No. NFPA 2112 tests the finished, assembled garment seams, closures, thread, and trim, including. A coverall made from certified FR fabric can still fail the finished garment test if assembled with non-FR components. The only document that proves garment compliance is a finished garment test report from an accredited lab. A fabric spec sheet is not a substitute.
3. What is the difference between treated FR and inherent FR fabric?
Treated FR is standard cotton with a chemical FR treatment applied. Pyrovatex and Proban are the most common. Inherent FR has flame resistance built into the fibre itself, such as Nomex or Modacrylic. Treated FR can degrade if washed incorrectly. Inherent FR doesn’t wash out. The right choice depends on the site’s risk level and laundering setup.
4. What certifications should an FR clothing manufacturer hold?
ISO 9001:2015 for quality management and ISO 13688:2013 for protective clothing as a baseline. For FR garments specifically, look for NFPA 2112 finished garment certification backed by a third-party accredited lab report. CE marking matters for EU-regulated environments.
5. How do I verify that an FR garment certification is genuine?
Ask for the test certificate directly. Find the accreditation number and check it against the issuing body’s public registry. UL, Intertek, Bureau Veritas, and SGS all have verification tools. A certificate with no accreditation number is a claim, not proof.
6. Can FR garments lose their protective properties over time?
Yes.
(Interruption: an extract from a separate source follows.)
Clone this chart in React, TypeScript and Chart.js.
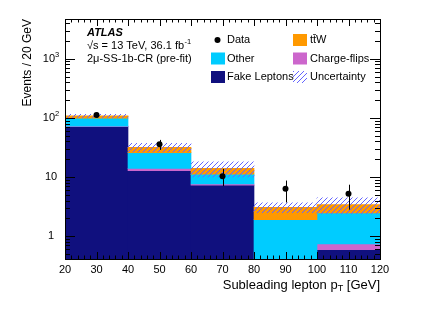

Treated FR garments washed with bleach or fabric softener lose flame-resistant properties over repeated cycles. Inherent FR is more resistant to laundering degradation. Confirm the garment carries correct care labels and that workers are following them. An FR garment laundered incorrectly is a compliance failure regardless of its original certification.
7. What should I check on an FR garment label?
The label should name the specific standard and edition year “NFPA 2112:2018,” not just “FR certified.” For arc flash garments, the ATPV rating in cal/cm² should appear. A label that says “flame resistant” without a named standard and edition year holds up under nothing in an audit.
8. Does the country of manufacture affect FR clothing compliance?
No. OSHA requires the same standards regardless of where a garment is made. An overseas FR clothing manufacturer must meet the same US standards as a domestic one. The documentation you request, finished garment test reports, mill certificates, and label verification, is identical either way.
9. How often should FR garments be replaced?
OSHA doesn’t set fixed replacement intervals. The requirement is that PPE remains in serviceable condition and continues to provide its intended protection. An FR garment showing thermal degradation or laundered incorrectly enough times to compromise its properties needs to be removed from service. Build inspection criteria and replacement triggers into your supply contract.
10. Can a video audit replace an on-site factory visit for FR clothing orders?
For most overseas buyers, yes, with one caveat. A video audit covers floor layout, equipment, and QC stations well enough to catch most red flags. It can’t replace a hands-on material check. For large first-time bulk orders for oil and gas projects, pair a video audit with a physical sample shipment before confirming bulk production.